Il est 13h30 quand nous nous installons pour pique-niquer, nous avons faim. Nous mangeons avidement ce que nous avons emporté, mais le froid nous pénètre rapidement et c'est finalement avec soulagement que nous prenons le chemin du retour! Celui-ci sera plus ludique, Cédric nous sentant plutôt à l'aise nous fait découvrir quelques splendeurs locales, silence et obscurité dans la salle E.Casteret, petit passage au dessus de l'eau et gours de la salle Loubens
Nous sommes bientôt à l'extrémité du Métro, il nous faut remonter sur corde le petit rappel que nous avons descendu ce matin. C'est un exercice auquel nous ne sommes pas habitués, mais avec les conseils de Cédric, les uns collés aux autres pour limiter les conséquences d'une chute de pierres la difficulté est rapidement franchie!
L'aventure se poursuit tranquillement entre concrétions, petites pauses, passage sombres, glissants et quelques problèmes de piles pour la frontale de Sylvain et la mienne.
Nous voilà de retour au passage Adélie avec son petit passage à plat ventre sur la dalle glaiseuse les pieds au dessus de la rivière. Il semblerait d'ailleurs que certains petits petons, à l’insu de leur propriétaire, en ai profiter pour faire un tour dans l'eau claire! Il faut reconnaitre que celle-ci étant si translucide qu'il est parfois difficile de faire la différence entre une pierre émergée et une pierre immergée
Pour rejoindre la salle de la Verna, Cedric nous fait passer par la boite aux lettres le passage historique par où sont passés les scouts lyonnais découvreurs de la fameuse salle. Avant de franchir ce petit toboggan étroit nous découvrons une superbe draperie argileuse!

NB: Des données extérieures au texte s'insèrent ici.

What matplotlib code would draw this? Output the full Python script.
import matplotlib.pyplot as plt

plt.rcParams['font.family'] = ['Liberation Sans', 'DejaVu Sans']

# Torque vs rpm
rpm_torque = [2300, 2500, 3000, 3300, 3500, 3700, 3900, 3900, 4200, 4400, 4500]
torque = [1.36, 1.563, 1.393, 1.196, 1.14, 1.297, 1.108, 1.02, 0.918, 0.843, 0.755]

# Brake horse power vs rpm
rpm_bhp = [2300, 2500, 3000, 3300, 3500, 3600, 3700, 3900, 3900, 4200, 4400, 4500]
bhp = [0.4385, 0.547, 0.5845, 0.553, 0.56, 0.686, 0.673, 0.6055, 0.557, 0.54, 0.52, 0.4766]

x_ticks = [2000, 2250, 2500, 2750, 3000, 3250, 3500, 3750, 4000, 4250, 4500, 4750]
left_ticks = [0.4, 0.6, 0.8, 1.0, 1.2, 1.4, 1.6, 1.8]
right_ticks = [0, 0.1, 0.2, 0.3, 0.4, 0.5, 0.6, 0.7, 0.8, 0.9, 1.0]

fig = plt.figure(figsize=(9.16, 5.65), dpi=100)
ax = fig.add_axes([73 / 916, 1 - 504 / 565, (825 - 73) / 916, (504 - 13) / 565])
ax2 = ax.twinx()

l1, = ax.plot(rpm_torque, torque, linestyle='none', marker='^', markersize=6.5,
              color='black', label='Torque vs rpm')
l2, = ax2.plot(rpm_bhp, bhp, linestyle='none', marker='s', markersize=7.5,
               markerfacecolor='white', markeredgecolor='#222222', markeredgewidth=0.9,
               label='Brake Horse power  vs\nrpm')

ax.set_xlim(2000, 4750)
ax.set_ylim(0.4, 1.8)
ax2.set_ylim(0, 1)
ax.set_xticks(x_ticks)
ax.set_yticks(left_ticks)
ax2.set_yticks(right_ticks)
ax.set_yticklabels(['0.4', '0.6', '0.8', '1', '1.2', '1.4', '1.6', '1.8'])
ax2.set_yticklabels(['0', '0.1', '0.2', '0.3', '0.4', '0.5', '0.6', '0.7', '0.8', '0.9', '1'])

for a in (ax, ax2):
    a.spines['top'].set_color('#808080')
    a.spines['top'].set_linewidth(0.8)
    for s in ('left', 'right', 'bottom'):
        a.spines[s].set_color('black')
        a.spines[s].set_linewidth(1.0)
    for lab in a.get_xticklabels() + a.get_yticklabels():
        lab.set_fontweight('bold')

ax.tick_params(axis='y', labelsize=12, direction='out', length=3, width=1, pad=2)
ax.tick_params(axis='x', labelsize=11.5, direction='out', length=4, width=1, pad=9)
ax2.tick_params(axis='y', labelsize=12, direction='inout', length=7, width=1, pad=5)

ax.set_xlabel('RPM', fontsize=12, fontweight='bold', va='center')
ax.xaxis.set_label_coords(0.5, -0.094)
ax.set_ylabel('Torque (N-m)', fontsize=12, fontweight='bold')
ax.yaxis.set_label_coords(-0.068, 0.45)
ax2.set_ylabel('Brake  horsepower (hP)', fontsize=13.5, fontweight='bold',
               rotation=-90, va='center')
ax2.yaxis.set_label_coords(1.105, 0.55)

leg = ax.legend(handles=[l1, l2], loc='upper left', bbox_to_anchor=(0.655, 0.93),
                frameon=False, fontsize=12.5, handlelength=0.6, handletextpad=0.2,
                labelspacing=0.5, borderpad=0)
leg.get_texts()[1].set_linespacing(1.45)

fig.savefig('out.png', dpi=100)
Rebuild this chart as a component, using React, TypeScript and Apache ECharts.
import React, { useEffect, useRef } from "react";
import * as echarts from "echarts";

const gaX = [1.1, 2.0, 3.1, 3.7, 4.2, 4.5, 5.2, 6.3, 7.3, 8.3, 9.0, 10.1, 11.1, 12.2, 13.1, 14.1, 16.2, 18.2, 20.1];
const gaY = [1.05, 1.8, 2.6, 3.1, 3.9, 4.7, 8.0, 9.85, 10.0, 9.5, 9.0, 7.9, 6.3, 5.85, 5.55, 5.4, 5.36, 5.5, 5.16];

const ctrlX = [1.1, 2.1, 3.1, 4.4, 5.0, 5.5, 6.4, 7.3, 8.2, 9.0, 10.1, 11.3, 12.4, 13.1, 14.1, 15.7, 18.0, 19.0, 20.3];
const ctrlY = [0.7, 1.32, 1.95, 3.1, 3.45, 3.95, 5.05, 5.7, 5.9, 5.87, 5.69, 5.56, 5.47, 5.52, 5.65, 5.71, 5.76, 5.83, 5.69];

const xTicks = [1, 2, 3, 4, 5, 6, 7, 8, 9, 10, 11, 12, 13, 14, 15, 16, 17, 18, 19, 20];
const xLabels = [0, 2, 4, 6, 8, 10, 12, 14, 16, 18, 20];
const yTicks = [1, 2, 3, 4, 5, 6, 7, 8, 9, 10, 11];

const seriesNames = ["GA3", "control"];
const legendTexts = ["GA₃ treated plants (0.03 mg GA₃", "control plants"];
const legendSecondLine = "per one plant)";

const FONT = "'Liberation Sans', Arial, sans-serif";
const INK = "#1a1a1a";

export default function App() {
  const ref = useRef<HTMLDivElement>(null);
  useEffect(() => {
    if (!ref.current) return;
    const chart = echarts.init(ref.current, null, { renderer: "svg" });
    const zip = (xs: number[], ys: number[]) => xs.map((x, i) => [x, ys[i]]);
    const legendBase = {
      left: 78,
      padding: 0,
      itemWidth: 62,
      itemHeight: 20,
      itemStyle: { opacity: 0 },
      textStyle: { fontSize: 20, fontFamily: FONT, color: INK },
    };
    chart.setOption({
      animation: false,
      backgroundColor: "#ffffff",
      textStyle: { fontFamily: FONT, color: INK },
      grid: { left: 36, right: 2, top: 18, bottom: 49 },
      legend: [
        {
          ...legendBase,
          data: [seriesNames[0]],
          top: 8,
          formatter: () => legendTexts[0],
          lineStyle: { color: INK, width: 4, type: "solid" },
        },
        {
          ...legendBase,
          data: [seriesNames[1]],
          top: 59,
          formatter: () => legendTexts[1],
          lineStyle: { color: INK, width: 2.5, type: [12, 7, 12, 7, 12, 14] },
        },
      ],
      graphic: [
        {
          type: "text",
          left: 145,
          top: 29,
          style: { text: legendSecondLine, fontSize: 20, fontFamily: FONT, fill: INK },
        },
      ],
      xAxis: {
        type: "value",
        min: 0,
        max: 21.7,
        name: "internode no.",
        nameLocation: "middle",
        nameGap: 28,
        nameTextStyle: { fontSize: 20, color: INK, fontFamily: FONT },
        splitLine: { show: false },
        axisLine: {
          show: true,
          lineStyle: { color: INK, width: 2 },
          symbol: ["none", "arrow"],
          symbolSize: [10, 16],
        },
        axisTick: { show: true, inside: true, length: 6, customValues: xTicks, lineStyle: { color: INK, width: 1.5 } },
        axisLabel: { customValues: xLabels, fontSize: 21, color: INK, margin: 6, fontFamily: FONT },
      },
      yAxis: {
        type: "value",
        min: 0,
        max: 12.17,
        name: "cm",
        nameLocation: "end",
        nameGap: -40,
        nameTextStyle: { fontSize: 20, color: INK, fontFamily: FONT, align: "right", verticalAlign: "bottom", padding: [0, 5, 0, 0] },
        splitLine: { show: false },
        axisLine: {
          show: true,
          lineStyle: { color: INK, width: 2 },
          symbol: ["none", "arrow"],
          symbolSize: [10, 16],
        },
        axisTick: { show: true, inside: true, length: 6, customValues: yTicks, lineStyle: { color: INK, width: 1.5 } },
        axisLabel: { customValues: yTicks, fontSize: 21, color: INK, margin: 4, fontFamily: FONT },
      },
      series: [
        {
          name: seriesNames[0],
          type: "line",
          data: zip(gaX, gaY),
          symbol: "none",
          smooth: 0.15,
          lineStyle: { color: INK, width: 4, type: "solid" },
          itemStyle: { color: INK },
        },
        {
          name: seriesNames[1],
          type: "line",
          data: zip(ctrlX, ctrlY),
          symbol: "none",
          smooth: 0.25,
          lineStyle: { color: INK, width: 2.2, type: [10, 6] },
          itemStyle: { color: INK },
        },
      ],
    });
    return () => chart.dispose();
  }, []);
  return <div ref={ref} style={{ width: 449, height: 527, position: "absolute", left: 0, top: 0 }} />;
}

Nous voilà de retour dans la salle de la Verna, Cédric nous l'éclaire et nous découvrons l'immense sphère dans laquelle nous nous trouvons.

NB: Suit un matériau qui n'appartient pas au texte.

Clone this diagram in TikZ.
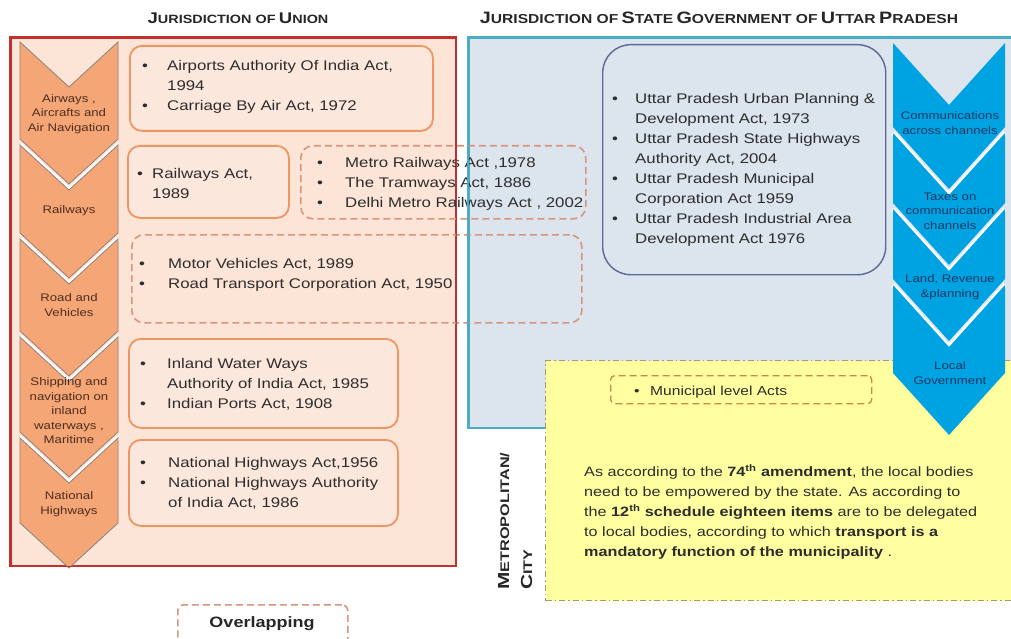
\documentclass[tikz,border=0pt]{standalone}
\usepackage{fontspec}
\setmainfont{Liberation Sans}[FakeStretch=1.2]
\newfontfamily\metrofont{Liberation Sans}[FakeStretch=1.3]

\definecolor{unionfill}{RGB}{252,228,214}
\definecolor{unionedge}{RGB}{196,48,48}
\definecolor{actfill}{RGB}{252,231,220}
\definecolor{actedge}{RGB}{238,150,98}
\definecolor{dashedge}{RGB}{214,150,125}
\definecolor{statefill}{RGB}{220,228,238}
\definecolor{stateedge}{RGB}{75,172,198}
\definecolor{upedge}{RGB}{92,104,150}
\definecolor{chevorange}{RGB}{244,166,118}
\definecolor{chevline}{RGB}{140,130,125}
\definecolor{chevblue}{RGB}{0,163,226}
\definecolor{cityfill}{RGB}{255,255,160}
\definecolor{cityedge}{RGB}{165,155,110}
\definecolor{muniedge}{RGB}{205,135,75}
\definecolor{bodytext}{RGB}{45,45,45}
\definecolor{chevtext}{RGB}{80,45,30}
\definecolor{bluetext}{RGB}{25,55,100}

% bullet in a box of fixed width, so that the item text starts at a set place
\newcommand\bul[1][25pt]{\makebox[#1][l]{\textbullet}}
\newcommand\firstline{\rule{0pt}{11pt}}
% small-capital headings built from two sizes
\newcommand\tcap[1]{{\fontsize{15.5}{18}\selectfont #1}}
\newcommand\tsml[1]{{\fontsize{12}{14}\selectfont #1}}
\newcommand\scap[1]{{\fontsize{16.5}{18}\selectfont #1}}
\newcommand\ssml[1]{{\fontsize{13}{14}\selectfont #1}}
% a chevron: style, left x, right x, top y, lower end of the sides, notch depth
\newcommand\chevron[6]{%
  \path[#1] (#2,#4) -- ({(#2+#3)/2},{#4+#6}) -- (#3,#4) -- (#3,#5)
    -- ({(#2+#3)/2},{#5+#6}) -- (#2,#5) -- cycle;}
% white parting line along the notch of a chevron: left x, right x, top y, notch depth
\newcommand\parting[4]{%
  \path[draw=white, line width=4.5pt, line join=miter]
    (#1,#3) -- ({(#1+#2)/2},{#3+#4}) -- (#2,#3);}

\begin{document}
\begin{tikzpicture}[x=1pt,y=-1pt,
  panel/.style={rectangle, inner sep=0pt, anchor=north west},
  unionpanel/.style={panel, fill=unionfill, draw=unionedge, line width=1.6pt},
  statepanel/.style={panel, fill=statefill, draw=stateedge, line width=1.6pt},
  citypanel/.style={panel, fill=cityfill, draw=cityedge, line width=1.1pt,
    dash pattern=on 6pt off 3pt on 1.5pt off 3pt},
  actbox/.style={panel, fill=actfill, draw=actedge, line width=1.8pt, rounded corners=12pt},
  dashbox/.style={panel, draw=dashedge, line width=1.6pt, rounded corners=12pt,
    dash pattern=on 7pt off 4pt},
  upbox/.style={panel, draw=upedge, line width=1.4pt, rounded corners=28pt},
  munibox/.style={panel, draw=muniedge, line width=1.3pt, rounded corners=4pt,
    dash pattern=on 7pt off 4pt},
  acttext/.style={inner sep=0pt, anchor=north west, align=left, text=bodytext,
    font=\fontsize{14}{20}\selectfont},
  chevlabel/.style={inner sep=0pt, align=center, text=chevtext,
    font=\fontsize{11}{14.5}\selectfont},
  bluelabel/.style={inner sep=0pt, align=center, text=bluetext,
    font=\fontsize{11}{14.5}\selectfont},
  titletext/.style={inner sep=0pt, anchor=base, text=black!85, font=\bfseries},
  orangechev/.style={fill=chevorange, draw=chevline, line width=0.8pt, line join=miter},
  bluechev/.style={fill=chevblue}]

\useasboundingbox (0,0) rectangle (1011,639);
\clip (0,0) rectangle (1011,639);

% ---- the two jurisdictions and the metropolitan area ----
\node[unionpanel, minimum width=445pt, minimum height=528pt] (union) at (10,37) {};
\node[statepanel, minimum width=548pt, minimum height=390pt] (state) at (468,37) {};
\node[citypanel, minimum width=470pt, minimum height=240pt] (city) at (545,360) {};

% ---- chevrons of the union list ----
\chevron{orangechev}{20}{118}{42}{139}{45}
\parting{20}{118}{145}{45}
\chevron{orangechev}{20}{118}{145}{233}{45}
\parting{20}{118}{239}{45}
\chevron{orangechev}{20}{118}{239}{331}{45}
\parting{20}{118}{337}{45}
\chevron{orangechev}{20}{118}{337}{432}{45}
\parting{20}{118}{438}{45}
\chevron{orangechev}{20}{118}{438}{523}{45}

\node[chevlabel] (airways) at (69,114) {Airways ,\\Aircrafts and\\Air Navigation};
\node[chevlabel] (railways) at (69,211) {Railways};
\node[chevlabel] (road) at (69,305) {Road and\\Vehicles};
\node[chevlabel] (shipping) at (69,411) {Shipping and\\navigation on\\inland\\waterways ,\\Maritime};
\node[chevlabel] (highways) at (69,504) {National\\Highways};

% ---- chevrons of the state list ----
\chevron{bluechev}{893}{1005}{43}{127}{62}
\parting{893}{1005}{133}{62}
\chevron{bluechev}{893}{1005}{133}{203}{62}
\parting{893}{1005}{209}{62}
\chevron{bluechev}{893}{1005}{209}{279}{62}
\parting{893}{1005}{285}{62}
\chevron{bluechev}{893}{1005}{285}{373}{62}

\node[bluelabel] (comm) at (950,123) {Communications\\across channels};
\node[bluelabel] (taxes) at (950,211) {Taxes on\\communication\\channels};
\node[bluelabel] (land) at (950,287) {Land, Revenue\\\&planning};
\node[bluelabel] (localgov) at (950,373) {Local\\Government};

% ---- union acts ----
\node[actbox, minimum width=303pt, minimum height=85pt] (airbox) at (129,45) {};
\node[acttext] (airtext) at (142,59) {\firstline\bul Airports Authority Of India Act,\\
  \hspace*{25pt}1994\\ \bul Carriage By Air Act, 1972};

\node[actbox, minimum width=161pt, minimum height=72pt] (railbox) at (127,145) {};
\node[acttext] (railtext) at (137,167) {\firstline\bul[15pt]Railways Act,\\ \hspace*{15pt}1989};

\node[actbox, minimum width=269pt, minimum height=89pt] (waterbox) at (128,338) {};
\node[acttext] (watertext) at (140,357) {\firstline\bul[27pt]Inland Water Ways\\
  \hspace*{27pt}Authority of India Act, 1985\\ \bul[27pt]Indian Ports Act, 1908};

\node[actbox, minimum width=269pt, minimum height=86pt] (nhbox) at (128,439) {};
\node[acttext] (nhtext) at (140,456) {\firstline\bul[28pt]National Highways Act,1956\\
  \bul[28pt]National Highways Authority\\ \hspace*{28pt}of India Act, 1986};

% ---- state acts ----
\node[upbox, minimum width=283pt, minimum height=230pt] (upacts) at (602,44) {};
\node[acttext] (uptext) at (612,92) {\firstline\bul[23pt]Uttar Pradesh Urban Planning \&\\
  \hspace*{23pt}Development Act, 1973\\
  \bul[23pt]Uttar Pradesh State Highways\\
  \hspace*{23pt}Authority Act, 2004\\
  \bul[23pt]Uttar Pradesh Municipal\\
  \hspace*{23pt}Corporation Act 1959\\
  \bul[23pt]Uttar Pradesh Industrial Area\\
  \hspace*{23pt}Development Act 1976};

\node[munibox, minimum width=261pt, minimum height=28pt] (munibox) at (610,375) {};
\node[acttext, font=\fontsize{13}{18}\selectfont] (munitext) at (634,384)
  {\firstline\bul[16pt]Municipal level Acts};

% ---- overlapping acts ----
\node[dashbox, minimum width=285pt, minimum height=73pt] (metrobox) at (300,145) {};
\node[acttext] (metrotext) at (317,156) {\firstline\bul[28pt]Metro Railways Act ,1978\\
  \bul[28pt]The Tramways Act, 1886\\ \bul[28pt]Delhi Metro Railways Act , 2002};

\node[dashbox, minimum width=450pt, minimum height=88pt] (motorbox) at (131,234) {};
\node[acttext] (motortext) at (139,257) {\firstline\bul[29pt]Motor Vehicles Act, 1989\\
  \bul[29pt]Road Transport Corporation Act, 1950};

% panel borders run over the overlapping boxes
\draw[unionedge, line width=1.6pt] (union.north west) rectangle (union.south east);
\draw[stateedge, line width=1.6pt] (state.south west) -- (state.north west) -- (state.north east);

% ---- metropolitan level ----
\node[acttext, font=\fontsize{13.5}{20}\selectfont] (citytext) at (584,464)
  {\firstline As according to the \textbf{74\textsuperscript{th} amendment}, the local bodies\\
  need to be empowered by the state. As according to\\
  the \textbf{12\textsuperscript{th} schedule eighteen items} are to be delegated\\
  to local bodies, according to which \textbf{transport is a}\\
  \textbf{mandatory function of the municipality} .};

\node[rotate=90, anchor=north west, inner sep=0pt, align=left, text=black!85,
  font=\metrofont\bfseries\fontsize{12.5}{23}\selectfont] (metrolabel) at (498,590)
  {{\fontsize{16}{23}\selectfont M}ETROPOLITAN/\\{\fontsize{16}{23}\selectfont C}ITY};

% ---- headings ----
\node[titletext] (uniontitle) at (238,24) {\tcap{J}\tsml{URISDICTION OF} \tcap{U}\tsml{NION}};
\node[titletext] (statetitle) at (719,24) {\scap{J}\ssml{URISDICTION OF} \scap{S}\ssml{TATE}
  \scap{G}\ssml{OVERNMENT OF} \scap{U}\ssml{TTAR} \scap{P}\ssml{RADESH}};

% ---- key ----
\node[dashbox, rounded corners=6pt, minimum width=170pt, minimum height=60pt] (keybox) at (177,604) {};
\node[inner sep=0pt, text=black!85, font=\bfseries\fontsize{15}{18}\selectfont] (keytext)
  at (262,624) {Overlapping};

\end{tikzpicture}
\end{document}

Il nous explique alors sa découverte puis sa formation géologique, nous raconte les trésors d'Aranzadi et des méandres Martine, nous conte l'histoire de l'exploitation de la rivière. Bref nous restons subjuguer pendant une bonne demi-heure!
Puis après un essai de l'interphone de secours, nous reprenons, le cœur un peu gros, le couloir d'accès.
17h50: Nous sommes dehors et nous finissons cette belle aventure par une photo de groupe avant de nous déséquiper. La descente en 4x4 vers Ste Engrace et le retour à la civilisation nous laisse un peu groggy et fatigués par cette dure journée riche en émotions, mais cette aventure sur les traces des découvreurs est unique et mérite d'être vécu. Merci André de nous l'avoir proposée, merci Cédric pour cette belle découverte!